The night run! This is always fun. This time it started raining at the beginning, but then settled into intermittent sprinkles. In all, the weather was actually quite nice. Since I had to be at work at 8am Tuesday morning, and we'd end near midnight, I told my new friends that I was only going slow until my lungs were warmed up and then I was going to put the pedal down.

I'm so bad with names. There was this old guy in front of me who was SO fast! I thought I'd blow by him but I was just trying to keep up. There was a younger guy behind me, who likewise was just trying to keep up with me. Uphill we puffed. Once it leveled out, we settled into a great intermittent run, but the other two hesitated at all streams. I blew through them and across them without slowing, so I ended up in front. After several miles, it was just the younger guy and myself. I never got his name - I was pushing so hard to get back to Denver. Down the steep, rocky Colorado Trail I sprinted and pulled away by myself. We rejoined on Half Moon road and ran together for miles.

At the end of the run, there were burritos, hot cocoa, and beer. No way I was going to drink a beer with so little sleep and a two hour drive to Denver in the middle of the night.

I left Leadville at 12:04 but didn't make it home before I got so sleepy I pulled over at Red Rocks. Seconds after turning off my engine, I fell asleep sitting upright. Ten minutes later, I woke up and drove home. I hadn't had a bath since Sunday morning, and had run so many miles, so many times, and was covered with "trail". But I just crashed into bed without cleaning.

I was at work on time the next day, clean but not shaven.

Three days, five running excursions, 11 hours of sleep, multiple streams to cross, 63 miles. Life is good.


At 8:37 PM, Blogger Raymond said...

Hello JeffO,

I also was at training camp in 2008 (Ray Churgovich).

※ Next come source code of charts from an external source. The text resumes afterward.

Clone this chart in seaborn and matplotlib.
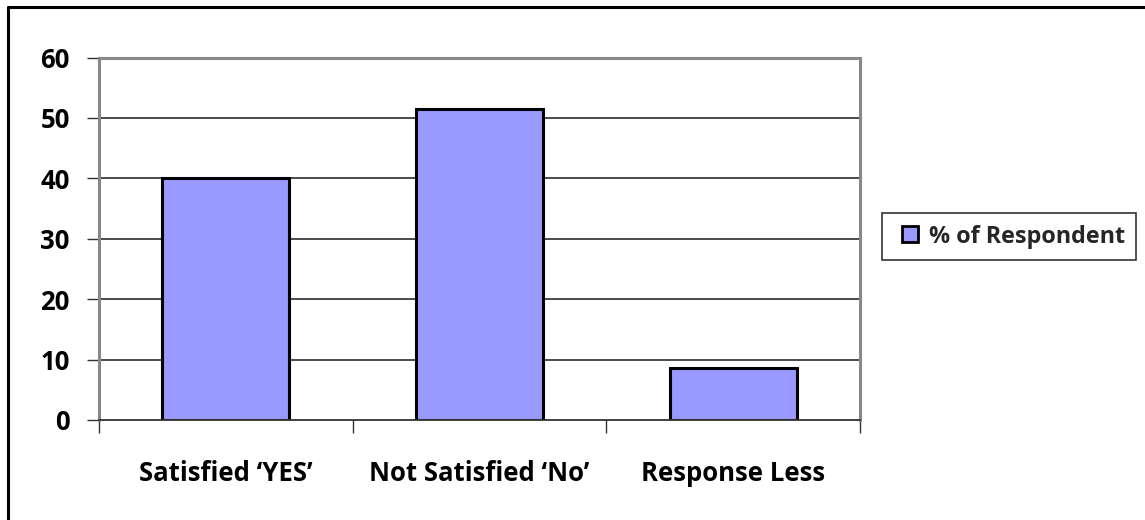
import matplotlib
matplotlib.use("Agg")
import matplotlib.pyplot as plt
import seaborn as sns
import pandas as pd
from matplotlib.lines import Line2D

categories = ["Satisfied \u2018YES\u2019", "Not Satisfied \u2018No\u2019", "Response Less"]
values = [40, 51.4, 8.6]
series_name = "% of Respondent"
y_ticks = [0, 10, 20, 30, 40, 50, 60]

df = pd.DataFrame({"cat": categories, "val": values})

sns.set_theme(style="white")
plt.rcParams["font.family"] = ["Open Sans", "DejaVu Sans"]
plt.rcParams["font.weight"] = "bold"

W, H = 1145, 520
fig = plt.figure(figsize=(W / 100, H / 100), dpi=100)
ax = fig.add_axes([99 / W, 1 - 420 / H, (860 - 99) / W, (420 - 57.5) / H])

bar_color = "#9999FF"
sns.barplot(data=df, x="cat", y="val", ax=ax, color=bar_color, width=0.5,
            edgecolor="black", linewidth=2.2, saturation=1, zorder=3)

ax.set_xlim(-0.5, 2.5)
ax.set_ylim(0, 60)
ax.set_yticks(y_ticks)
ax.set_xlabel("")
ax.set_ylabel("")

for y in y_ticks[1:-1]:
    ax.axhline(y, color="#1a1a1a", lw=1.1, zorder=1)

for side in ["left", "top", "right"]:
    ax.spines[side].set_color("#888888")
    ax.spines[side].set_linewidth(2.2)
    ax.spines[side].set_visible(True)
ax.spines["bottom"].set_color("#333333")
ax.spines["bottom"].set_linewidth(1.3)
ax.spines["bottom"].set_zorder(4)

ax.set_xticks([0, 1, 2])
ax.set_xticks([-0.5, 0.5, 1.5, 2.5], minor=True)
ax.tick_params(axis="x", which="major", length=0, pad=29, labelsize=18.5)
ax.tick_params(axis="x", which="minor", length=9, width=1, color="#333333", direction="out", bottom=True)
ax.tick_params(axis="y", which="major", length=9, width=1, color="#333333", direction="out",
               left=True, pad=12, labelsize=18.5)
for lab in ax.get_xticklabels() + ax.get_yticklabels():
    lab.set_fontweight("bold")
    lab.set_color("black")

handle = Line2D([], [], linestyle="none", marker="s", markersize=11,
                markerfacecolor=bar_color, markeredgecolor="black", markeredgewidth=2)
leg = fig.legend([handle], [series_name], loc="upper left",
                 bbox_to_anchor=(882 / W, 1 - 213 / H), borderaxespad=0, frameon=True, fancybox=False,
                 handlelength=1.4, handletextpad=0.1,
                 borderpad=0.5, prop={"weight": "bold", "size": 16.8})
leg.get_frame().set_edgecolor("black")
leg.get_frame().set_linewidth(1.2)

# outer chart border (top and left only visible in reference)
fig.add_artist(Line2D([8 / W, 1.0], [1 - 7 / H, 1 - 7 / H], transform=fig.transFigure,
                      color="black", lw=2.2))
fig.add_artist(Line2D([8 / W, 8 / W], [0, 1 - 7 / H], transform=fig.transFigure,
                      color="black", lw=2.2))

fig.savefig("out.png", dpi=100, facecolor="white")
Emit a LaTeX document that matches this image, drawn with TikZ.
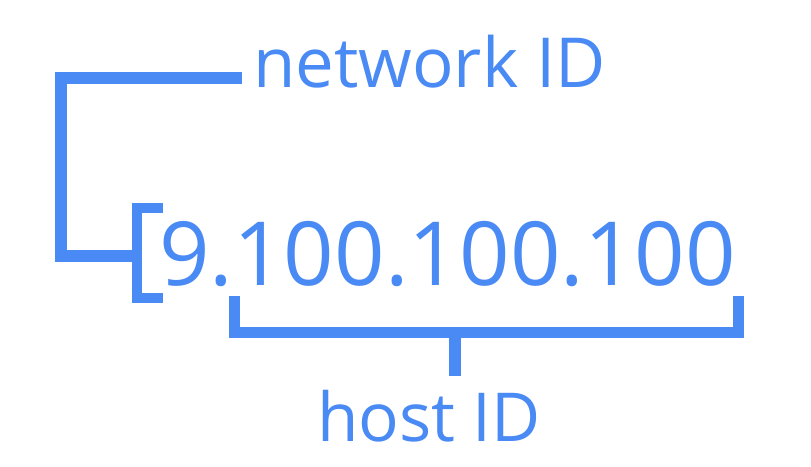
\documentclass[tikz,border=0pt]{standalone}
\usepackage{fontspec}
\setmainfont{Open Sans}
\definecolor{gblue}{HTML}{4A8AF4}
\tikzset{
  lbl/.style={text=gblue, inner sep=0pt, anchor=base west},
  brk/.style={draw=gblue, line join=miter, line cap=butt},
}
\begin{document}
\begin{tikzpicture}[x=1pt,y=-1pt]
\useasboundingbox[fill=white] (0,0) rectangle (811,466);
% texts
\node[lbl, font=\fontsize{69}{69}\selectfont] (net) at (253,87) {network ID};
\node[lbl, font=\fontsize{88.5}{88.5}\selectfont] (ip) at (159,285) {9.100.100.100};
\node[lbl, font=\fontsize{67.5}{67.5}\selectfont] (host) at (317,441) {host ID};
% network bracket
\coordinate (n1) at (242,78);
\coordinate (n2) at (61,78);
\coordinate (n3) at (61,256);
\coordinate (n4) at (137,256);
\draw[brk, line width=12] (n1) -- (n2) -- (n3) -- (n4);
% small bracket before the address
\coordinate (s1) at (163,208);
\coordinate (s2) at (137,208);
\coordinate (s3) at (137,298);
\coordinate (s4) at (163,298);
\draw[brk, line width=10.5] (s1) -- (s2) -- (s3) -- (s4);
% host bracket
\coordinate (h1) at (234,296);
\coordinate (h2) at (234,332);
\coordinate (h3) at (738,332);
\coordinate (h4) at (738,296);
\draw[brk, line width=11] (h1) -- (h2) -- (h3) -- (h4);
\coordinate (hs) at (455,332);
\coordinate (he) at (455,376);
\draw[brk, line width=12] (hs) -- (he);
\end{tikzpicture}
\end{document}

I did not look at the results from 2008; did you finish? The guy Chris that is in your pictures went on to get the Leadman award. I have done a few different races with him. Erin asked be to come along to climb Elbert on Monday, but I had to work. Do you know why she did not come to Leadville to race? I'll be at camp again this year with my pacer.

At 11:36 AM, Blogger JeffO said...

Hi Ray!
Erin has a sick uncle. He died.
Erin asked Ken K to please transfer her registration to the next year, as this wasn't some irresponsible, whimsical bail-out. She knew there was "No refunds", but under the circumstances (he DIED afterall!) and she wasn't asking for her money back - just a transfer to next year.
I don't think she will ever give Ken K a penny ever again. EVER!
Too bad for the rest of us! She is one-of-a-kind and lives too far away for me to run into at any races! She's from Phoenix.